### Source data
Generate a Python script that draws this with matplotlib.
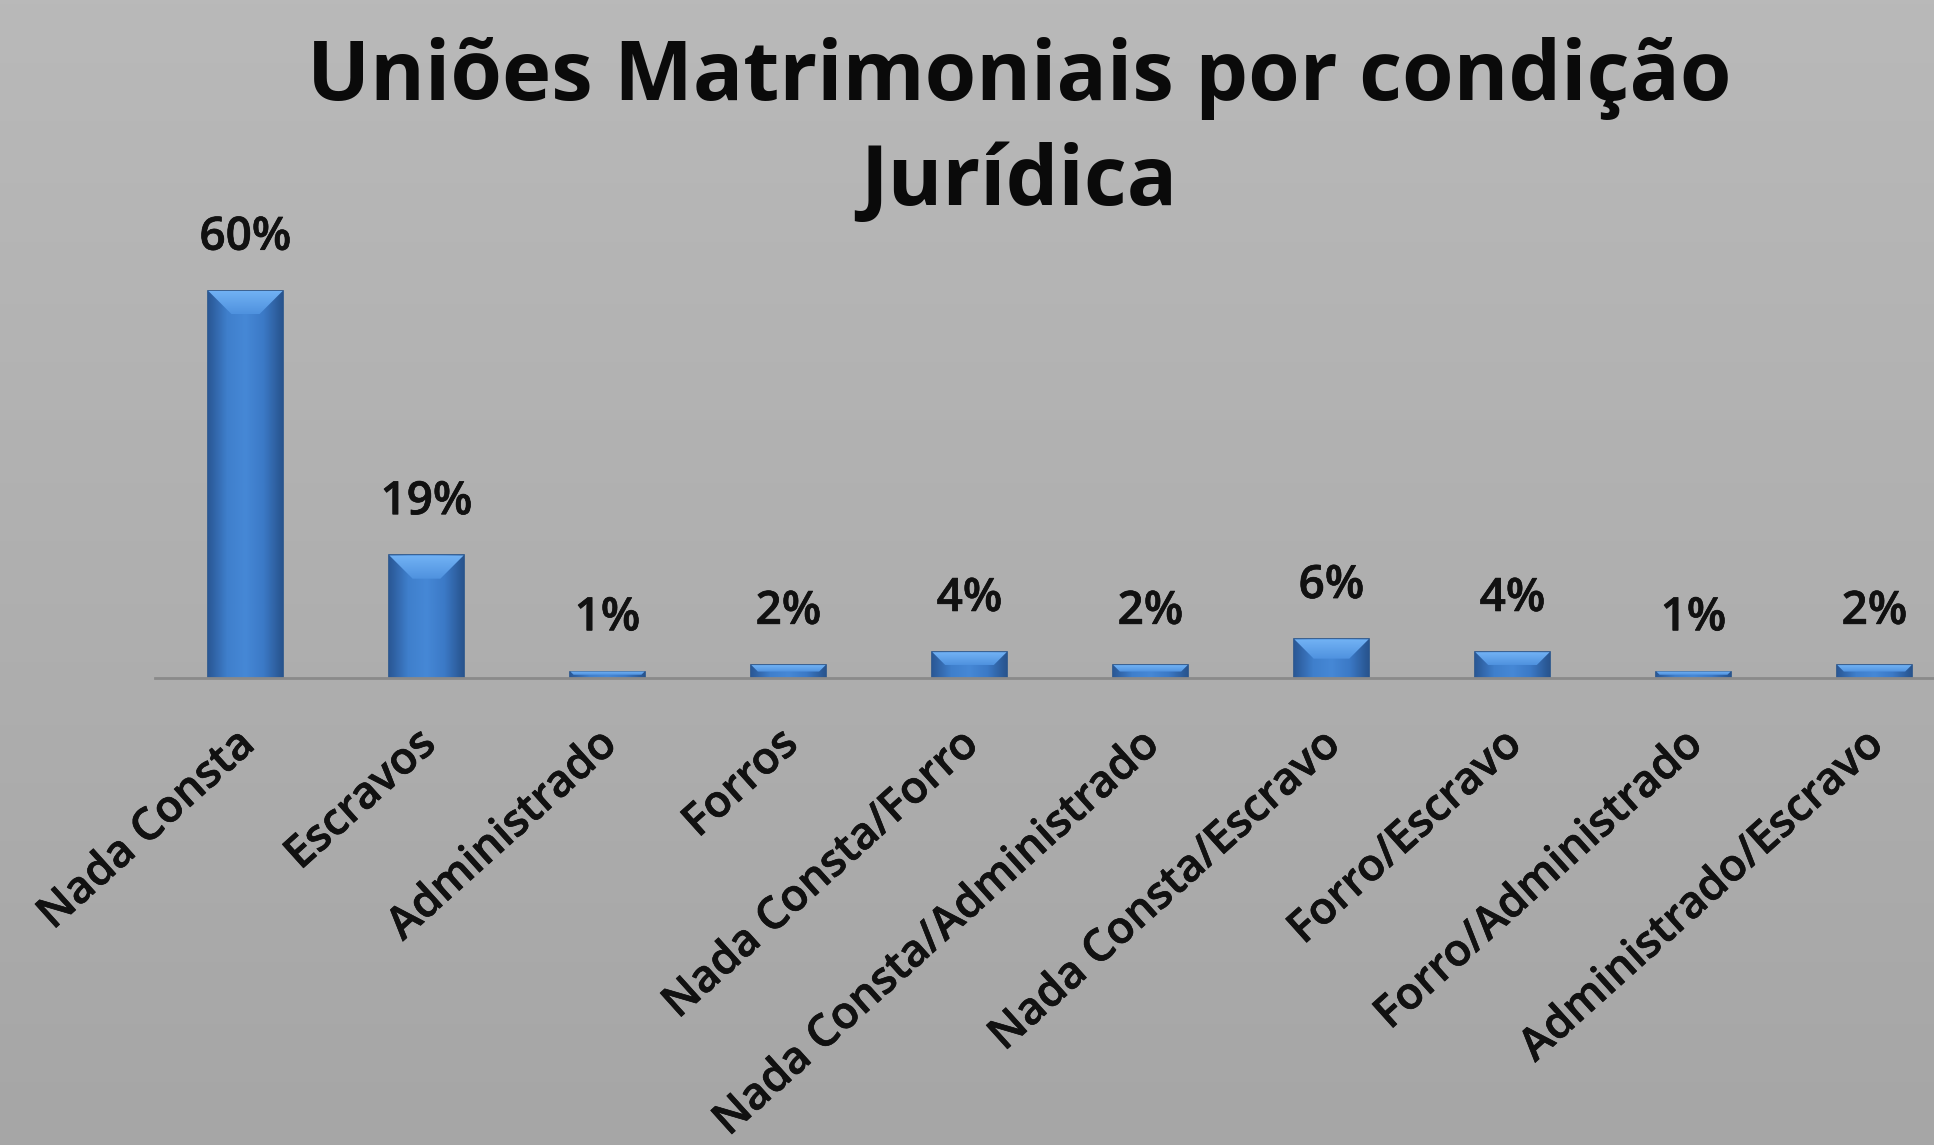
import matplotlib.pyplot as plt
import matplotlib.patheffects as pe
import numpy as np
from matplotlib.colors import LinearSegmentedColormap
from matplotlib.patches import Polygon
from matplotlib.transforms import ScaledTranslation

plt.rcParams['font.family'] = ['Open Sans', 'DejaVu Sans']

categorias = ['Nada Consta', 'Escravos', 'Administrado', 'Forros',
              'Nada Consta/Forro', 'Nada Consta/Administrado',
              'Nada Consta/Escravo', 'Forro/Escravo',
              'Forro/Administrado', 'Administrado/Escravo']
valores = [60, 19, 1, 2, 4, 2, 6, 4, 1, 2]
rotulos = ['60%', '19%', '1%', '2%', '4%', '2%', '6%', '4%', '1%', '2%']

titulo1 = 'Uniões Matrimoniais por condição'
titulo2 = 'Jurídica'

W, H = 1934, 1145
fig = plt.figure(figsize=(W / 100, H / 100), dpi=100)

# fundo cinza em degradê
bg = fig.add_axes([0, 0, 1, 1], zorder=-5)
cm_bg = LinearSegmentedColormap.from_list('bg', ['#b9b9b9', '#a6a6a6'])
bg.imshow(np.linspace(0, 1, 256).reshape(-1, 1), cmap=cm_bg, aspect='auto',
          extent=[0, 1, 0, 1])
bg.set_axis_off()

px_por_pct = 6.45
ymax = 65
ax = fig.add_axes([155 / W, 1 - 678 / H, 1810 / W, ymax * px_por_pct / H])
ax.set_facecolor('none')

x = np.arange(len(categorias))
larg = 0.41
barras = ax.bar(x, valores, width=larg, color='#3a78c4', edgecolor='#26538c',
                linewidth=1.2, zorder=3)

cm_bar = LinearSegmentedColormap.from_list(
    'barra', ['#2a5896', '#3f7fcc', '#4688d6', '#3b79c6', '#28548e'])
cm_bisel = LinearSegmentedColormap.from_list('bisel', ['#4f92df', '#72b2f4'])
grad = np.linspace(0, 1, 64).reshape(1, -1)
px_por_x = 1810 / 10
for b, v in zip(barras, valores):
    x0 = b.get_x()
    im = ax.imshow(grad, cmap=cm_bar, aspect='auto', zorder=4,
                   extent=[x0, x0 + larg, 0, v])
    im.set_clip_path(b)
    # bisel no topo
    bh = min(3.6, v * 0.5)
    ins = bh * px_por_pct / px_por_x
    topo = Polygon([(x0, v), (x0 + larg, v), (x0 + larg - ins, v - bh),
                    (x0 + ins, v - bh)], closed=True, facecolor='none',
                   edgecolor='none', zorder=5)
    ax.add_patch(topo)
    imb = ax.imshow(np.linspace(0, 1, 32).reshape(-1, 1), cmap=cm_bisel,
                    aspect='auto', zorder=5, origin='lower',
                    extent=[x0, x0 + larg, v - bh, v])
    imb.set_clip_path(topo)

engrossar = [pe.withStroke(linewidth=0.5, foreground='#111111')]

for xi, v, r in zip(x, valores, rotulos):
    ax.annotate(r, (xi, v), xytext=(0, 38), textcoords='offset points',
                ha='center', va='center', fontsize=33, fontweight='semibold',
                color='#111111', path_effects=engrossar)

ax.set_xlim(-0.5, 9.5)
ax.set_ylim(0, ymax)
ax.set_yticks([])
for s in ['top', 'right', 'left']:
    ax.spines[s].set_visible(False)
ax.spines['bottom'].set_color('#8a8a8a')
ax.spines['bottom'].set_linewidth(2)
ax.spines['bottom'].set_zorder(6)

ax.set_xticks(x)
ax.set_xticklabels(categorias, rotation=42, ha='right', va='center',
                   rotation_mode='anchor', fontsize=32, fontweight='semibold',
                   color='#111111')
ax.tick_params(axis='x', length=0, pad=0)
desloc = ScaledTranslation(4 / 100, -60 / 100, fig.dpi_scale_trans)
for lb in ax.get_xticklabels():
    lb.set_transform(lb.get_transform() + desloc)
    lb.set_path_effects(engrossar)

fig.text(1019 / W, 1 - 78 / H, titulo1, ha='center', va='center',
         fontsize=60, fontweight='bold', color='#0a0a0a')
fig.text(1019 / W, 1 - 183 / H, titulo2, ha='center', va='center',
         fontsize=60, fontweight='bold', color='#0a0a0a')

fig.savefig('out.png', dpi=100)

### Problem requirements
State how many lines of the listing hold the string "matplotlib"; reply with the number and nothing else.

### Correct output
6